**Work required**
Output exactly the lines from the first line of the records below through the line containing "var fitY = [0.37, 22.97];", both included, leaving out any pictures.

Records with drawing code:
>>>>>

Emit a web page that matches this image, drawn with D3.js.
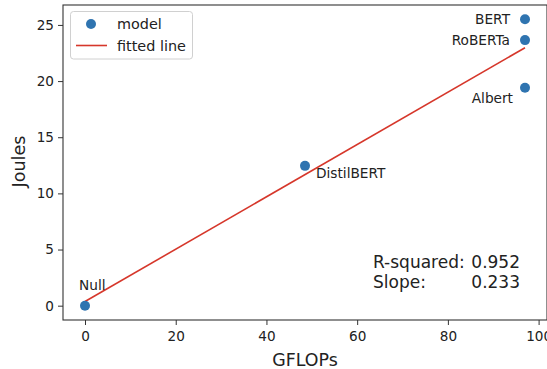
<!DOCTYPE html>
<html>
<head>
<meta charset="utf-8">
<script src="https://cdn.jsdelivr.net/npm/d3@7"></script>
<style>
  body { margin: 0; background: #fff; }
  text { font-family: "DejaVu Sans", sans-serif; fill: #222; }
  .axis path, .axis line { stroke: #333; }
  .axis text { font-size: 13.6px; fill: #222; }
</style>
</head>
<body>
<div id="chart"></div>
<script>
// data
var models = ["Null", "DistilBERT", "BERT", "RoBERTa", "Albert"];
var gflops = [0, 48.5, 97, 97, 97];
var joules = [0, 12.45, 25.5, 23.65, 19.4];

// fitted line end points
var fitX = [0, 97];
var fitY = [0.37, 22.97];

var xTicks = [0, 20, 40, 60, 80, 100];
var yTicks = [0, 5, 10, 15, 20, 25];

var statNames = ["R-squared:", "Slope:"];
var statValues = ["0.952", "0.233"];

var legendLabels = ["model", "fitted line"];

var width = 547, height = 369;
var margin = {top: 5, right: 0, bottom: 49, left: 63};

var blue = "#2f74b0", red = "#d6372b";

// label placement relative to its point (px)
var labelPos = {
  "Null": {dx: -6, dy: -21, anchor: "start"},
  "DistilBERT": {dx: 11, dy: 7, anchor: "start"},
  "BERT": {dx: -15, dy: 0, anchor: "end"},
  "RoBERTa": {dx: -15, dy: 0, anchor: "end"},
  "Albert": {dx: -12, dy: 10, anchor: "end"}
};

var svg = d3.select("#chart").append("svg")
    .attr("width", width)
    .attr("height", height);

var x = d3.scaleLinear()
    .domain([-4.85, 101.85])
    .range([margin.left, width - margin.right]);

var y = d3.scaleLinear()
    .domain([-1.275, 26.775])
    .range([height - margin.bottom, margin.top]);

var points = models.map((m, i) => ({name: m, x: gflops[i], y: joules[i]}));

// fitted line
svg.append("line")
    .attr("x1", x(fitX[0])).attr("y1", y(fitY[0]))
    .attr("x2", x(fitX[1])).attr("y2", y(fitY[1]))
    .attr("stroke", red)
    .attr("stroke-width", 1.6);

// points
svg.append("g")
    .selectAll("circle")
    .data(points)
    .enter().append("circle")
    .attr("cx", d => x(d.x))
    .attr("cy", d => y(d.y))
    .attr("r", 5)
    .attr("fill", blue);

// point labels
svg.append("g")
    .selectAll("text")
    .data(points)
    .enter().append("text")
    .attr("x", d => x(d.x) + labelPos[d.name].dx)
    .attr("y", d => y(d.y) + labelPos[d.name].dy)
    .attr("dy", "0.36em")
    .attr("text-anchor", d => labelPos[d.name].anchor)
    .style("font-size", "13.7px")
    .text(d => d.name);

// axes
svg.append("g")
    .attr("class", "axis")
    .attr("transform", "translate(0," + (height - margin.bottom) + ")")
    .call(d3.axisBottom(x).tickValues(xTicks).tickSize(5).tickPadding(6).tickSizeOuter(0))
    .call(g => g.select(".domain").remove());

svg.append("g")
    .attr("class", "axis")
    .attr("transform", "translate(" + margin.left + ",0)")
    .call(d3.axisLeft(y).tickValues(yTicks).tickSize(5).tickPadding(4).tickSizeOuter(0))
    .call(g => g.select(".domain").remove());

// frame
svg.append("rect")
    .attr("x", margin.left)
    .attr("y", margin.top)
    .attr("width", width - margin.right - margin.left)
    .attr("height", height - margin.bottom - margin.top)
    .attr("fill", "none")
    .attr("stroke", "#333")
    .attr("stroke-width", 1.1);

// axis titles
svg.append("text")
    .attr("x", (margin.left + width - margin.right) / 2)
    .attr("y", 366)
    .attr("text-anchor", "middle")
    .style("font-size", "17.4px")
    .text("GFLOPs");

svg.append("text")
    .attr("transform", "translate(25," + 161.5 + ") rotate(-90)")
    .attr("text-anchor", "middle")
    .style("font-size", "17.6px")
    .text("Joules");

// stats
var stats = svg.append("g").style("font-size", "17px");
statNames.forEach((s, i) => {
  stats.append("text")
      .attr("x", 373)
      .attr("y", 268 + i * 20)
      .text(s);
  stats.append("text")
      .attr("x", 520)
      .attr("y", 268 + i * 20)
      .attr("text-anchor", "end")
      .text(statValues[i]);
});

// legend
var legend = svg.append("g");
legend.append("rect")
    .attr("x", 70.5).attr("y", 11.5)
    .attr("width", 122).attr("height", 47.5)
    .attr("rx", 3)
    .attr("fill", "#fff").attr("fill-opacity", 0.8)
    .attr("stroke", "#d0d0d0");
legend.append("circle")
    .attr("cx", 91).attr("cy", 24)
    .attr("r", 5)
    .attr("fill", blue);
legend.append("line")
    .attr("x1", 76).attr("x2", 107)
    .attr("y1", 45.5).attr("y2", 45.5)
    .attr("stroke", red).attr("stroke-width", 1.6);
legendLabels.forEach((t, i) => {
  legend.append("text")
      .attr("x", 117)
      .attr("y", 24 + i * 21.5)
      .attr("dy", "0.36em")
      .style("font-size", "14.4px")
      .text(t);
});
</script>
</body>
</html>
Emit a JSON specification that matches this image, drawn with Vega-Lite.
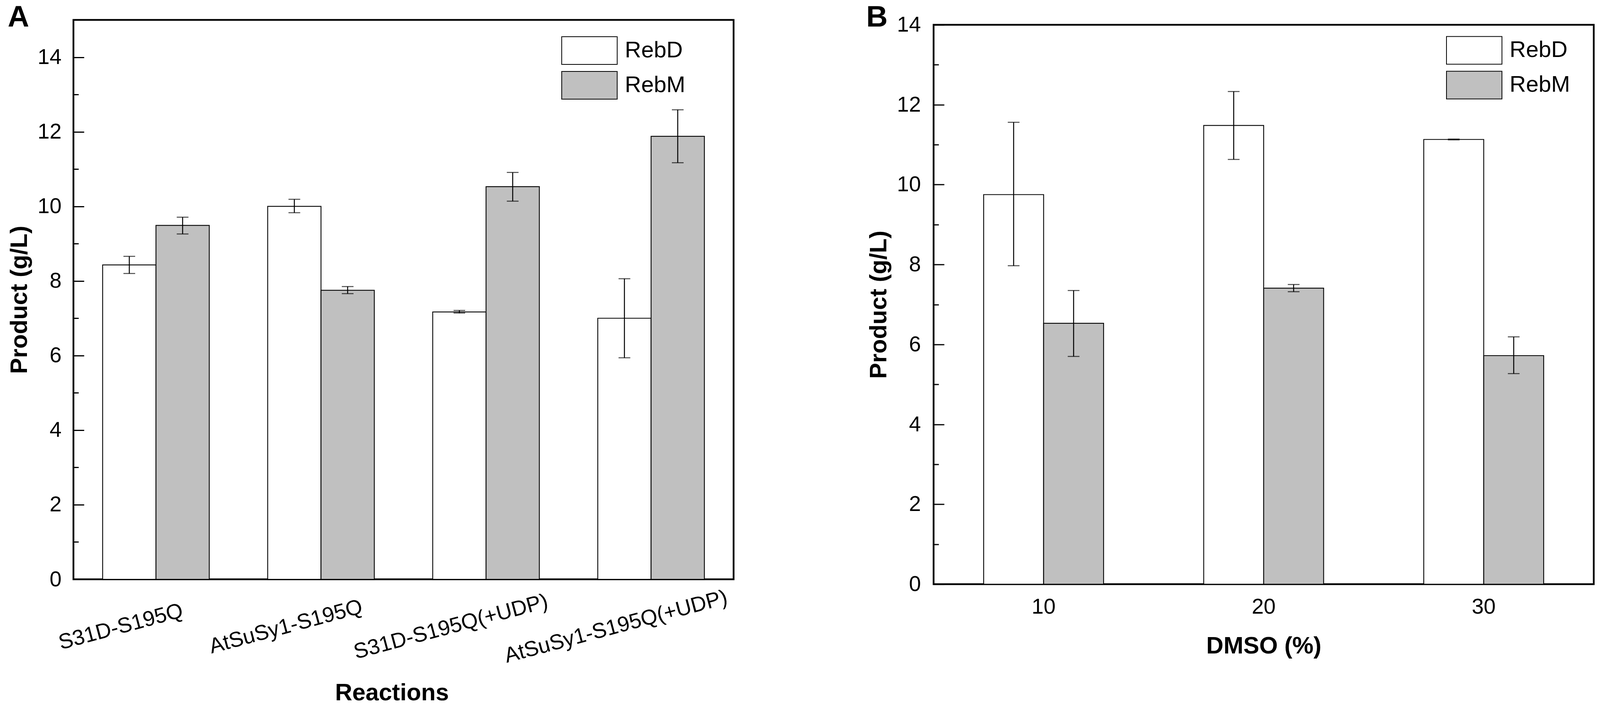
{
  "$schema": "https://vega.github.io/schema/vega-lite/v6.json",
  "padding": {"left": 17, "top": 4, "right": 0, "bottom": 0},
  "spacing": 336,
  "config": {
    "font": "Liberation Sans",
    "view": {"stroke": "black", "strokeWidth": 4.5},
    "axis": {
      "grid": false,
      "domain": false,
      "labelFont": "Liberation Sans",
      "labelColor": "black",
      "labelFontSize": 55,
      "labelLimit": 0,
      "titleFont": "Liberation Sans",
      "titleColor": "black",
      "titleFontSize": 61,
      "titleFontWeight": "bold",
      "tickColor": "black",
      "tickWidth": 3,
      "labelOverlap": false
    },
    "legend": {
      "labelFont": "Liberation Sans",
      "labelFontSize": 58,
      "labelColor": "black",
      "labelLimit": 0
    }
  },
  "resolve": {
    "scale": {"x": "independent", "y": "independent", "xOffset": "independent", "fill": "independent"},
    "legend": {"fill": "independent"}
  },
  "hconcat": [
    {
      "width": 1690,
      "height": 1433,
      "title": {"text": "A", "anchor": "start", "frame": "bounds", "fontSize": 76, "fontWeight": "bold", "font": "Liberation Sans", "color": "black", "baseline": "alphabetic", "offset": -93},
      "data": {
        "values": [
          {"reaction": "S31D-S195Q", "product": "RebD", "value": 8.43, "lo": 8.2, "hi": 8.66},
          {"reaction": "S31D-S195Q", "product": "RebM", "value": 9.49, "lo": 9.26, "hi": 9.71},
          {"reaction": "AtSuSy1-S195Q", "product": "RebD", "value": 10.0, "lo": 9.83, "hi": 10.19},
          {"reaction": "AtSuSy1-S195Q", "product": "RebM", "value": 7.75, "lo": 7.66, "hi": 7.85},
          {"reaction": "S31D-S195Q(+UDP)", "product": "RebD", "value": 7.17, "lo": 7.14, "hi": 7.21},
          {"reaction": "S31D-S195Q(+UDP)", "product": "RebM", "value": 10.53, "lo": 10.14, "hi": 10.91},
          {"reaction": "AtSuSy1-S195Q(+UDP)", "product": "RebD", "value": 7.0, "lo": 5.94, "hi": 8.06},
          {"reaction": "AtSuSy1-S195Q(+UDP)", "product": "RebM", "value": 11.88, "lo": 11.17, "hi": 12.59}
        ]
      },
      "encoding": {
        "x": {
          "field": "reaction",
          "type": "nominal",
          "sort": ["S31D-S195Q", "AtSuSy1-S195Q", "S31D-S195Q(+UDP)", "AtSuSy1-S195Q(+UDP)"],
          "scale": {"paddingInner": 0.354, "paddingOuter": 0.177},
          "axis": {
            "title": "Reactions",
            "labelAngle": -15,
            "labelAlign": "center",
            "labelBaseline": "middle",
            "labelOffset": -90,
            "labelPadding": 148,
            "tickSize": -27,
            "titlePadding": 61,
            "titleX": 815
          }
        },
        "xOffset": {"field": "product", "type": "nominal", "sort": ["RebD", "RebM"]}
      },
      "resolve": {"axis": {"y": "independent"}},
      "layer": [
        {
          "mark": {"type": "bar", "stroke": "black", "strokeWidth": 2.2},
          "encoding": {
            "y": {
              "field": "value",
              "type": "quantitative",
              "scale": {"domain": [0, 15], "nice": false},
              "axis": {"title": "Product (g/L)", "orient": "left", "values": [0, 2, 4, 6, 8, 10, 12, 14], "tickSize": -27, "labelPadding": 58, "titlePadding": 14}
            },
            "fill": {
              "field": "product",
              "type": "nominal",
              "scale": {"domain": ["RebD", "RebM"], "range": ["white", "#c0c0c0"]},
              "legend": {
                "title": null,
                "orient": "none",
                "legendX": 1284.5,
                "legendY": 42,
                "padding": 0,
                "rowPadding": 10,
                "symbolType": "M-2,-1H2V1H-2Z",
                "symbolSize": 5041,
                "symbolStrokeColor": "black",
                "symbolStrokeWidth": 2,
                "labelOffset": 54,
                "encode": {"symbols": {"update": {"stroke": {"value": "black"}, "strokeWidth": {"value": 2}, "fillOpacity": {"value": 1}}}}
              }
            }
          }
        },
        {
          "mark": {"type": "rule", "color": "black", "strokeWidth": 2.5},
          "encoding": {
            "y": {
              "field": "lo",
              "type": "quantitative",
              "axis": {"title": null, "orient": "left", "values": [1, 3, 5, 7, 9, 11, 13], "tickSize": -13, "labels": false}
            },
            "y2": {"field": "hi"}
          }
        },
        {
          "mark": {"type": "tick", "color": "black", "size": 30, "thickness": 2.5},
          "encoding": {"y": {"field": "lo", "type": "quantitative", "axis": null}}
        },
        {
          "mark": {"type": "tick", "color": "black", "size": 30, "thickness": 2.5},
          "encoding": {"y": {"field": "hi", "type": "quantitative", "axis": null}}
        }
      ]
    },
    {
      "title": {"text": "B", "anchor": "start", "frame": "bounds", "fontSize": 76, "fontWeight": "bold", "font": "Liberation Sans", "color": "black", "baseline": "alphabetic", "offset": -110},
      "spacing": -18.5,
      "resolve": {
        "scale": {"fill": "independent"},
        "legend": {"fill": "independent"}
      },
      "vconcat": [
        {
          "width": 1690,
          "height": 1,
          "view": {"stroke": null},
          "data": {"values": []},
          "mark": "rule",
          "encoding": {}
        },
        {
          "width": 1690,
          "height": 1433,
          "data": {
            "values": [
              {"dmso": "10", "product": "RebD", "value": 9.75, "lo": 7.97, "hi": 11.56},
              {"dmso": "10", "product": "RebM", "value": 6.53, "lo": 5.7, "hi": 7.35},
              {"dmso": "20", "product": "RebD", "value": 11.48, "lo": 10.63, "hi": 12.33},
              {"dmso": "20", "product": "RebM", "value": 7.41, "lo": 7.32, "hi": 7.5},
              {"dmso": "30", "product": "RebD", "value": 11.13, "lo": 11.12, "hi": 11.14},
              {"dmso": "30", "product": "RebM", "value": 5.72, "lo": 5.27, "hi": 6.19}
            ]
          },
          "encoding": {
            "x": {
              "field": "dmso",
              "type": "nominal",
              "sort": ["10", "20", "30"],
              "scale": {"paddingInner": 0.455, "paddingOuter": 0.2275},
              "axis": {
                "title": "DMSO (%)",
                "labelAngle": 0,
                "labelPadding": 59,
                "tickSize": -27,
                "titlePadding": 43
              }
            },
            "xOffset": {"field": "product", "type": "nominal", "sort": ["RebD", "RebM"]}
          },
          "resolve": {"axis": {"y": "independent"}},
          "layer": [
            {
              "mark": {"type": "bar", "stroke": "black", "strokeWidth": 2.2},
              "encoding": {
                "y": {
                  "field": "value",
                  "type": "quantitative",
                  "scale": {"domain": [0, 14], "nice": false},
                  "axis": {"title": "Product (g/L)", "orient": "left", "values": [0, 2, 4, 6, 8, 10, 12, 14], "tickSize": -27, "labelPadding": 60, "titlePadding": 14}
                },
                "fill": {
                  "field": "product",
                  "type": "nominal",
                  "scale": {"domain": ["RebD", "RebM"], "range": ["white", "#c0c0c0"]},
                  "legend": {
                    "title": null,
                    "orient": "none",
                    "legendX": 1347.5,
                    "legendY": 29,
                    "padding": 0,
                    "rowPadding": 10,
                    "symbolType": "M-2,-1H2V1H-2Z",
                    "symbolSize": 5041,
                    "symbolStrokeColor": "black",
                    "symbolStrokeWidth": 2,
                    "labelOffset": 54,
                    "encode": {"symbols": {"update": {"stroke": {"value": "black"}, "strokeWidth": {"value": 2}, "fillOpacity": {"value": 1}}}}
                  }
                }
              }
            },
            {
              "mark": {"type": "rule", "color": "black", "strokeWidth": 2.5},
              "encoding": {
                "y": {
                  "field": "lo",
                  "type": "quantitative",
                  "axis": {"title": null, "orient": "left", "values": [1, 3, 5, 7, 9, 11, 13], "tickSize": -13, "labels": false}
                },
                "y2": {"field": "hi"}
              }
            },
            {
              "mark": {"type": "tick", "color": "black", "size": 30, "thickness": 2.5},
              "encoding": {"y": {"field": "lo", "type": "quantitative", "axis": null}}
            },
            {
              "mark": {"type": "tick", "color": "black", "size": 30, "thickness": 2.5},
              "encoding": {"y": {"field": "hi", "type": "quantitative", "axis": null}}
            }
          ]
        }
      ]
    }
  ]
}
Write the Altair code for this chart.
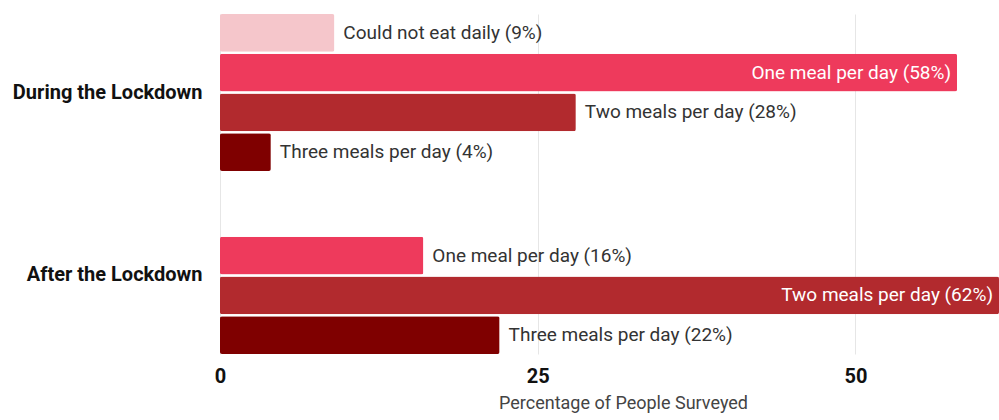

<<<<<

**Correct response**
Emit a web page that matches this image, drawn with D3.js.
<!DOCTYPE html>
<html>
<head>
<meta charset="utf-8">
<script src="https://cdn.jsdelivr.net/npm/d3@7"></script>
<style>
  body { margin: 0; background: #fff; }
  text { font-family: "DejaVu Sans", sans-serif; fill: #222; }
  .axis path, .axis line { stroke: #333; }
  .axis text { font-size: 13.6px; fill: #222; }
</style>
</head>
<body>
<div id="chart"></div>
<script>
// data
var models = ["Null", "DistilBERT", "BERT", "RoBERTa", "Albert"];
var gflops = [0, 48.5, 97, 97, 97];
var joules = [0, 12.45, 25.5, 23.65, 19.4];

// fitted line end points
var fitX = [0, 97];
var fitY = [0.37, 22.97];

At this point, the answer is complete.